I’m inspired that our union is fighting and staying strong. We put ourselves on the line with our Bargaining for the Common Good demands. In 2019, we won common good demands that supported our community and our families. In 2023, we saw our MOU [memorandum of understanding] on immigrant student support, and now we have this as a new article in our bargaining proposal. (Editor’s note: this new article contains proposals declaring LAUSD schools as sanctuary spaces, a LAUSD/UTLA District Immigrant Support Committee, efforts to expand funding for services for immigrant families and partnerships with legal organizations, mandatory training for all staff and administrators on LAUSD Sanctuary Schools Policy, support for Know Your Rights Trainings, free meeting space on school campuses for immigrant rights organizations, support for employees or students who need immigration-related leaves or absences, and more.)

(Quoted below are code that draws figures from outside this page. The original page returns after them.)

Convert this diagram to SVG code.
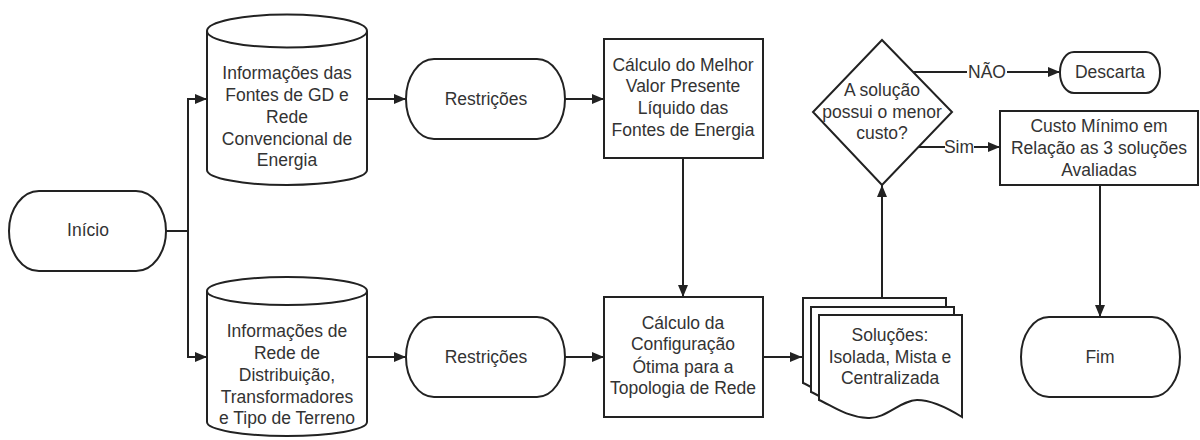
<svg xmlns="http://www.w3.org/2000/svg" width="1200" height="440" viewBox="0 0 1200 440">
<style>
.s{fill:#fff;stroke:#222;stroke-width:2}
.t{font-family:"Liberation Sans",Arial,sans-serif;font-size:17.5px;fill:#333;text-anchor:middle}
.c{fill:none;stroke:#222;stroke-width:2}
.lb{fill:#fff}
</style>
<defs>
<marker id="ah" markerWidth="12" markerHeight="10" refX="12" refY="5" orient="auto" markerUnits="userSpaceOnUse">
<path d="M0,0 L12,5 L0,10 z" fill="#222"/>
</marker>
</defs>
<rect width="1200" height="440" fill="#fff"/>
<g id="connectors">
<path class="c" d="M166,231 H188"/>
<path class="c" d="M188,357 V99 H207" marker-end="url(#ah)"/>
<path class="c" d="M188,231 V357 H207" marker-end="url(#ah)"/>
<path class="c" d="M367,99 H406" marker-end="url(#ah)"/>
<path class="c" d="M565,99 H604" marker-end="url(#ah)"/>
<path class="c" d="M367,357 H406" marker-end="url(#ah)"/>
<path class="c" d="M565,357 H604" marker-end="url(#ah)"/>
<path class="c" d="M683,158 V297" marker-end="url(#ah)"/>
<path class="c" d="M763,357 H802" marker-end="url(#ah)"/>
<path class="c" d="M882,298 V185" marker-end="url(#ah)"/>
<path class="c" d="M913,72 H1060" marker-end="url(#ah)"/>
<rect class="lb" x="967" y="62" width="40" height="20"/>
<text class="t" x="987" y="78">NÃO</text>
<path class="c" d="M918,147 H1000" marker-end="url(#ah)"/>
<rect class="lb" x="945" y="137" width="29" height="20"/>
<text class="t" x="959" y="153">Sim</text>
<path class="c" d="M1100,185 V317" marker-end="url(#ah)"/>
</g>
<g id="inicio">
<rect class="s" x="9" y="191" width="157" height="80" rx="30" ry="40"/>
<text class="t" x="88" y="236">Início</text>
</g>
<g id="cyl1">
<path class="s" d="M207,31 A80,16.5 0 0 1 367,31 V170 A80,15 0 0 1 207,170 Z"/>
<path class="c" d="M207,31 A80,16.5 0 0 0 367,31"/>
<text class="t" x="287" y="79">Informações das</text>
<text class="t" x="287" y="101">Fontes de GD e</text>
<text class="t" x="287" y="123">Rede</text>
<text class="t" x="287" y="145">Convencional de</text>
<text class="t" x="287" y="166">Energia</text>
</g>
<g id="cyl2">
<path class="s" d="M207,291 A80,14 0 0 1 367,291 V422 A80,14 0 0 1 207,422 Z"/>
<path class="c" d="M207,291 A80,14 0 0 0 367,291"/>
<text class="t" x="287" y="337">Informações de</text>
<text class="t" x="287" y="359">Rede de</text>
<text class="t" x="287" y="381">Distribuição,</text>
<text class="t" x="287" y="403">Transformadores</text>
<text class="t" x="287" y="424">e Tipo de Terreno</text>
</g>
<g id="restricoes1">
<rect class="s" x="406" y="59" width="159" height="80" rx="28" ry="40"/>
<text class="t" x="486" y="105">Restrições</text>
</g>
<g id="restricoes2">
<rect class="s" x="406" y="317" width="159" height="80" rx="28" ry="40"/>
<text class="t" x="486" y="363">Restrições</text>
</g>
<g id="calc1">
<rect class="s" x="604" y="39" width="159" height="119"/>
<text class="t" x="683" y="71">Cálculo do Melhor</text>
<text class="t" x="683" y="92">Valor Presente</text>
<text class="t" x="683" y="114">Líquido das</text>
<text class="t" x="683" y="136">Fontes de Energia</text>
</g>
<g id="calc2">
<rect class="s" x="604" y="297" width="159" height="120"/>
<text class="t" x="683" y="329">Cálculo da</text>
<text class="t" x="683" y="350">Configuração</text>
<text class="t" x="683" y="373">Ótima para a</text>
<text class="t" x="683" y="394">Topologia de Rede</text>
</g>
<g id="solucoes">
<path class="s" d="M803,298 H946 V400 C930,390 915,383 901,383 C885,383 870,402 852,401 C830,400 815,388 803,383 Z"/>
<path class="s" d="M811,307 H954 V409 C938,399 923,392 909,392 C893,392 878,411 860,410 C838,409 823,397 811,392 Z"/>
<path class="s" d="M819,315 H962 V417 C946,407 931,400 917,400 C901,400 886,419 868,418 C846,417 831,405 819,400 Z"/>
<text class="t" x="890" y="341">Soluções:</text>
<text class="t" x="890" y="363">Isolada, Mista e</text>
<text class="t" x="890" y="384">Centralizada</text>
</g>
<g id="decisao">
<path class="s" d="M882,40 L952,112 L882,185 L813,112 Z"/>
<text class="t" x="882" y="96">A solução</text>
<text class="t" x="882" y="118">possui o menor</text>
<text class="t" x="882" y="139">custo?</text>
</g>
<g id="descarta">
<rect class="s" x="1060" y="52" width="100" height="41" rx="14" ry="20"/>
<text class="t" x="1110" y="78">Descarta</text>
</g>
<g id="custo">
<rect class="s" x="1000" y="111" width="198" height="74"/>
<text class="t" x="1099" y="132">Custo Mínimo em</text>
<text class="t" x="1099" y="154">Relação as 3 soluções</text>
<text class="t" x="1099" y="176">Avaliadas</text>
</g>
<g id="fim">
<rect class="s" x="1021" y="317" width="159" height="80" rx="28" ry="40"/>
<text class="t" x="1100" y="363">Fim</text>
</g>
</svg>
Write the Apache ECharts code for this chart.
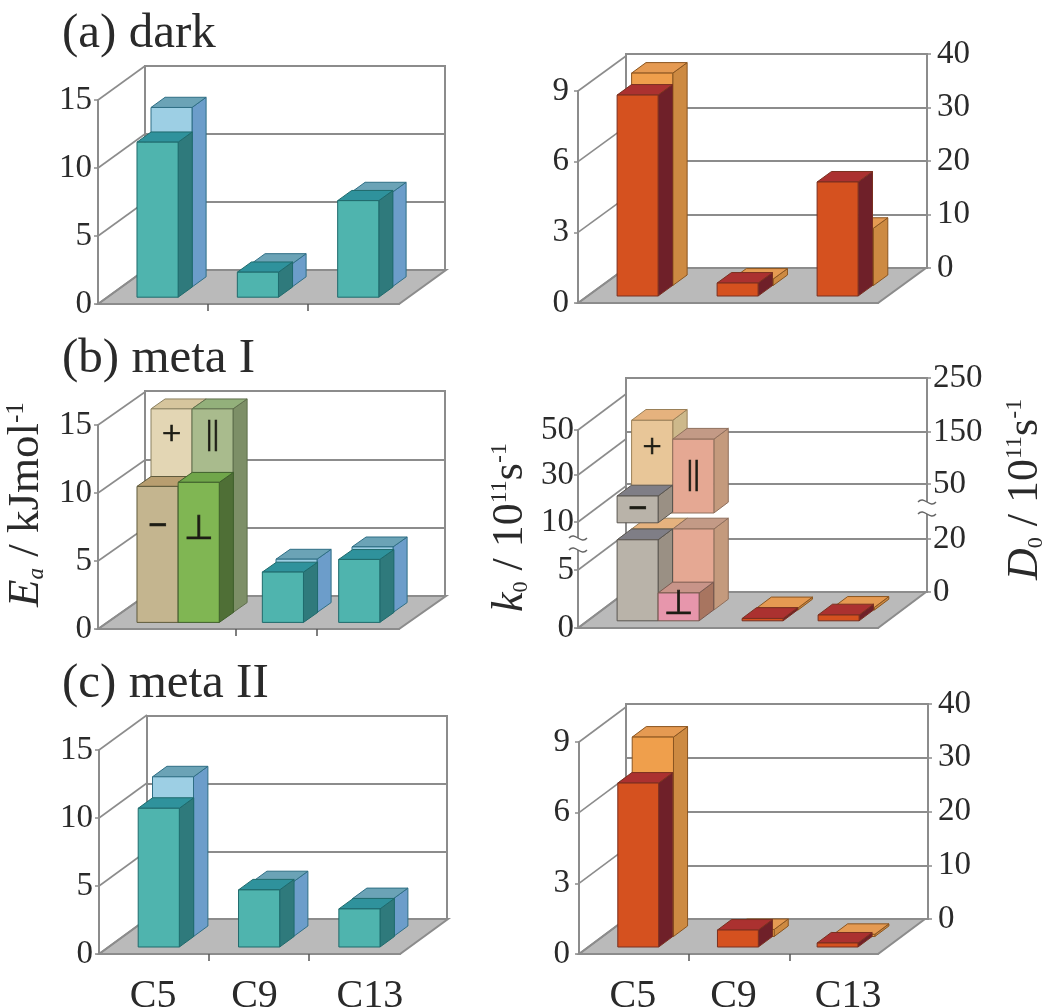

All this work strengthens our contract and strengthens our schools. I think that’s what gives me hope — that we’re actually making a difference. We’re codifying things. We’re letting families know that educators have a place in their community, not just the classroom, and that families’ voices are being heard when we’re at the bargaining table.

Don’t get me wrong. After the election in November, I had a few days where I shut my door. I was processing. But after those tough couple of weeks, I’ve been super focused. What are we going to do? How do we give our families hope? How do we ensure that they know that there are strong unions supporting them?

We need to talk to people about what’s happening, including family members; people who are not typically active and political really need to be getting involved, because we need a movement. We need people out in the streets to make sure that folks are not robbed of their rights. We need to stand up for each other and stand up for the democracy of this country.